Task to complete – Leave the pictures out, and retype all of the material exactly as written.
┌──
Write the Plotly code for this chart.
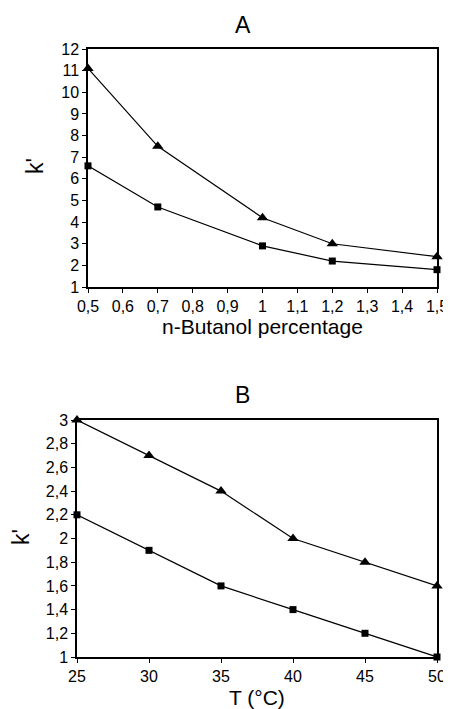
import plotly.graph_objects as go

# Panel A data
butanol_pct = [0.5, 0.7, 1.0, 1.2, 1.5]
a_triangle = [11.1, 7.5, 4.2, 3.0, 2.4]
a_square = [6.6, 4.7, 2.9, 2.2, 1.8]
a_xticks = [0.5, 0.6, 0.7, 0.8, 0.9, 1.0, 1.1, 1.2, 1.3, 1.4, 1.5]
a_yticks = list(range(1, 13))

# Panel B data
temperature = [25, 30, 35, 40, 45, 50]
b_triangle = [3.0, 2.7, 2.4, 2.0, 1.8, 1.6]
b_square = [2.2, 1.9, 1.6, 1.4, 1.2, 1.0]
b_xticks = [25, 30, 35, 40, 45, 50]
b_yticks = [1, 1.2, 1.4, 1.6, 1.8, 2, 2.2, 2.4, 2.6, 2.8, 3]

# page body has an 8px margin; size the figure so it fits the 451x709 window
W, H, OFF = 443, 701, 8


def px_x(x):
    return (x - OFF) / W


def px_y(y):
    return 1 - (y - OFF) / H


fig = go.Figure()
line = dict(color="black", width=1.2)
tri = dict(symbol="triangle-up", size=10, color="black")
sq = dict(symbol="square", size=7, color="black")

fig.add_trace(go.Scatter(x=butanol_pct, y=a_triangle, mode="lines+markers", line=line, marker=tri,
                         xaxis="x", yaxis="y", cliponaxis=False, showlegend=False))
fig.add_trace(go.Scatter(x=butanol_pct, y=a_square, mode="lines+markers", line=line, marker=sq,
                         xaxis="x", yaxis="y", cliponaxis=False, showlegend=False))
fig.add_trace(go.Scatter(x=temperature, y=b_triangle, mode="lines+markers", line=line, marker=tri,
                         xaxis="x2", yaxis="y2", cliponaxis=False, showlegend=False))
fig.add_trace(go.Scatter(x=temperature, y=b_square, mode="lines+markers", line=line, marker=sq,
                         xaxis="x2", yaxis="y2", cliponaxis=False, showlegend=False))

axis_common = dict(showline=True, linecolor="black", linewidth=1.5, mirror=True, showgrid=False,
                   zeroline=False, ticks="outside", ticklen=4, tickcolor="black", automargin=False,
                   tickfont=dict(size=16, color="black"))


def label(text, x, y, size, angle=0):
    return dict(text=text, x=px_x(x), y=px_y(y), xref="paper", yref="paper", showarrow=False,
                xanchor="center", yanchor="middle", textangle=angle, font=dict(size=size))


fig.update_layout(
    width=W, height=H,
    margin=dict(l=0, r=0, t=0, b=0, autoexpand=False),
    paper_bgcolor="white", plot_bgcolor="white",
    separators=",.",
    font=dict(family="Liberation Sans, Arial, sans-serif", color="black"),
    xaxis=dict(domain=[px_x(88), px_x(437)], anchor="y", range=[0.5, 1.5], tickvals=a_xticks,
               **axis_common),
    yaxis=dict(domain=[px_y(287), px_y(49)], anchor="x", range=[1, 12], tickvals=a_yticks,
               **axis_common),
    xaxis2=dict(domain=[px_x(77), px_x(437)], anchor="y2", range=[25, 50], tickvals=b_xticks,
                **axis_common),
    yaxis2=dict(domain=[px_y(657), px_y(420)], anchor="x2", range=[1, 3], tickvals=b_yticks,
                **axis_common),
    annotations=[
        label("A", 243, 25, 23),
        label("B", 242, 395, 23),
        label("n-Butanol percentage", 262, 327, 21),
        label("T (°C)", 257, 697, 21),
        label("k'", 35, 166, 23, -90),
        label("k'", 21, 537, 23, -90),
    ],
)

fig.write_html("out.html")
└──
Complete response –
Write the Plotly code for this chart.
import plotly.graph_objects as go

# Panel A data
butanol_pct = [0.5, 0.7, 1.0, 1.2, 1.5]
a_triangle = [11.1, 7.5, 4.2, 3.0, 2.4]
a_square = [6.6, 4.7, 2.9, 2.2, 1.8]
a_xticks = [0.5, 0.6, 0.7, 0.8, 0.9, 1.0, 1.1, 1.2, 1.3, 1.4, 1.5]
a_yticks = list(range(1, 13))

# Panel B data
temperature = [25, 30, 35, 40, 45, 50]
b_triangle = [3.0, 2.7, 2.4, 2.0, 1.8, 1.6]
b_square = [2.2, 1.9, 1.6, 1.4, 1.2, 1.0]
b_xticks = [25, 30, 35, 40, 45, 50]
b_yticks = [1, 1.2, 1.4, 1.6, 1.8, 2, 2.2, 2.4, 2.6, 2.8, 3]

# page body has an 8px margin; size the figure so it fits the 451x709 window
W, H, OFF = 443, 701, 8


def px_x(x):
    return (x - OFF) / W


def px_y(y):
    return 1 - (y - OFF) / H


fig = go.Figure()
line = dict(color="black", width=1.2)
tri = dict(symbol="triangle-up", size=10, color="black")
sq = dict(symbol="square", size=7, color="black")

fig.add_trace(go.Scatter(x=butanol_pct, y=a_triangle, mode="lines+markers", line=line, marker=tri,
                         xaxis="x", yaxis="y", cliponaxis=False, showlegend=False))
fig.add_trace(go.Scatter(x=butanol_pct, y=a_square, mode="lines+markers", line=line, marker=sq,
                         xaxis="x", yaxis="y", cliponaxis=False, showlegend=False))
fig.add_trace(go.Scatter(x=temperature, y=b_triangle, mode="lines+markers", line=line, marker=tri,
                         xaxis="x2", yaxis="y2", cliponaxis=False, showlegend=False))
fig.add_trace(go.Scatter(x=temperature, y=b_square, mode="lines+markers", line=line, marker=sq,
                         xaxis="x2", yaxis="y2", cliponaxis=False, showlegend=False))

axis_common = dict(showline=True, linecolor="black", linewidth=1.5, mirror=True, showgrid=False,
                   zeroline=False, ticks="outside", ticklen=4, tickcolor="black", automargin=False,
                   tickfont=dict(size=16, color="black"))


def label(text, x, y, size, angle=0):
    return dict(text=text, x=px_x(x), y=px_y(y), xref="paper", yref="paper", showarrow=False,
                xanchor="center", yanchor="middle", textangle=angle, font=dict(size=size))


fig.update_layout(
    width=W, height=H,
    margin=dict(l=0, r=0, t=0, b=0, autoexpand=False),
    paper_bgcolor="white", plot_bgcolor="white",
    separators=",.",
    font=dict(family="Liberation Sans, Arial, sans-serif", color="black"),
    xaxis=dict(domain=[px_x(88), px_x(437)], anchor="y", range=[0.5, 1.5], tickvals=a_xticks,
               **axis_common),
    yaxis=dict(domain=[px_y(287), px_y(49)], anchor="x", range=[1, 12], tickvals=a_yticks,
               **axis_common),
    xaxis2=dict(domain=[px_x(77), px_x(437)], anchor="y2", range=[25, 50], tickvals=b_xticks,
                **axis_common),
    yaxis2=dict(domain=[px_y(657), px_y(420)], anchor="x2", range=[1, 3], tickvals=b_yticks,
                **axis_common),
    annotations=[
        label("A", 243, 25, 23),
        label("B", 242, 395, 23),
        label("n-Butanol percentage", 262, 327, 21),
        label("T (°C)", 257, 697, 21),
        label("k'", 35, 166, 23, -90),
        label("k'", 21, 537, 23, -90),
    ],
)

fig.write_html("out.html")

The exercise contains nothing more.